* **What you should do**
Give only the number of lines in the data that contain the word "this".

Start Supplied material

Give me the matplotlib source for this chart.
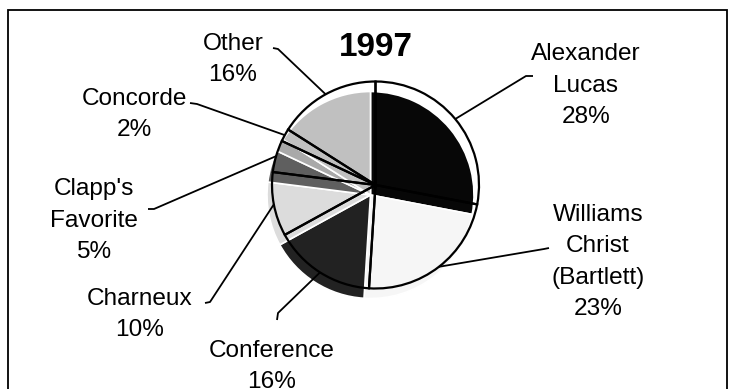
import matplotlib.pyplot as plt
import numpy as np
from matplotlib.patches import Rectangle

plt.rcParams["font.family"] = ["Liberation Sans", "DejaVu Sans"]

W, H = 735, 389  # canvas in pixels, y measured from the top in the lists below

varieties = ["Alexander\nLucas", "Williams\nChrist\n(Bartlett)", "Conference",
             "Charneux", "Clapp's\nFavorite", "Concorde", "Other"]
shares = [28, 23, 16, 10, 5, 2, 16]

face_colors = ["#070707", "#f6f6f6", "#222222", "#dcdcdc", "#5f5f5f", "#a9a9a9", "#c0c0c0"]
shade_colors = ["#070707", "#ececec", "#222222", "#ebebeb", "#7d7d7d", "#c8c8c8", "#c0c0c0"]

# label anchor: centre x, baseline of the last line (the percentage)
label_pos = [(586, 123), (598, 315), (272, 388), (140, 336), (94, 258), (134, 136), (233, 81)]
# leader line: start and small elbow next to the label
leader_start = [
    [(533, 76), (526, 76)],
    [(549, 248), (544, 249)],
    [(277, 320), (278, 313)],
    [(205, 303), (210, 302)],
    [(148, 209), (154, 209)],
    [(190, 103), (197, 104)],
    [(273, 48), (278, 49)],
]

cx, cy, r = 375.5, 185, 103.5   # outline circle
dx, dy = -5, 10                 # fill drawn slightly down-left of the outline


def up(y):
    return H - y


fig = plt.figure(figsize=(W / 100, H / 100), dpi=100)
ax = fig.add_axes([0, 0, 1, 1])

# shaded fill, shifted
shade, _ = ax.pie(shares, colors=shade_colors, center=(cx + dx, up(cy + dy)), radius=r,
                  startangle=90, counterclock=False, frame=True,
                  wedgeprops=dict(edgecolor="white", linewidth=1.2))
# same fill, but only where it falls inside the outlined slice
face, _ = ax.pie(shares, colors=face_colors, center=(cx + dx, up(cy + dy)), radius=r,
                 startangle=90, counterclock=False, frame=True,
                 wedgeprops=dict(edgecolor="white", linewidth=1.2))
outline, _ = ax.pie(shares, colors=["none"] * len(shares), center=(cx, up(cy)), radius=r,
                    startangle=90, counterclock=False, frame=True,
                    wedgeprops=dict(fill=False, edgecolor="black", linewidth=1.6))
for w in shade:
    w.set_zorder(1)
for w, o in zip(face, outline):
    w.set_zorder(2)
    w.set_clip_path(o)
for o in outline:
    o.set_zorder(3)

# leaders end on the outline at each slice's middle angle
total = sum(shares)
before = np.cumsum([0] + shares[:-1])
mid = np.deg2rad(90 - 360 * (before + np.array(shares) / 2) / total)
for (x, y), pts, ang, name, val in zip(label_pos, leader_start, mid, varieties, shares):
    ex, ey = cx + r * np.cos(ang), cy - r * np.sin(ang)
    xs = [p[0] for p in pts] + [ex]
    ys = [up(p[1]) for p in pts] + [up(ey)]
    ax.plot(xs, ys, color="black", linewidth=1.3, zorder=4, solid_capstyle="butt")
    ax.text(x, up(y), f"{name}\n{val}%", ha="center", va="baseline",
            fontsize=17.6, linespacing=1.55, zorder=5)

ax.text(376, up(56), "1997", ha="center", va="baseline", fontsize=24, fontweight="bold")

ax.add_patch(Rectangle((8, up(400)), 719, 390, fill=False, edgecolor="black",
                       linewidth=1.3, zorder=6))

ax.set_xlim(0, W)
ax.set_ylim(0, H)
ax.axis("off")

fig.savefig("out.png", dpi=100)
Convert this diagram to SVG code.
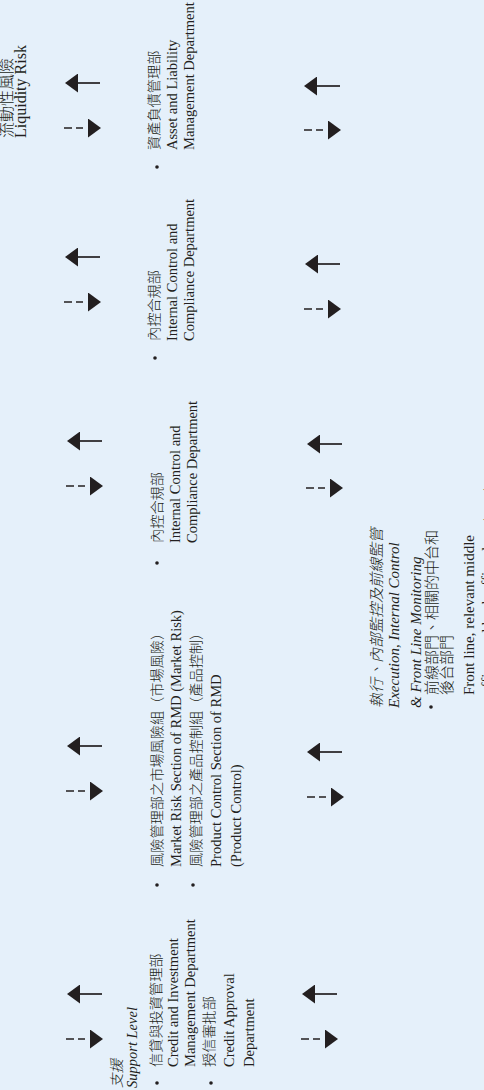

End Supplied material

* **Completed exercise**
2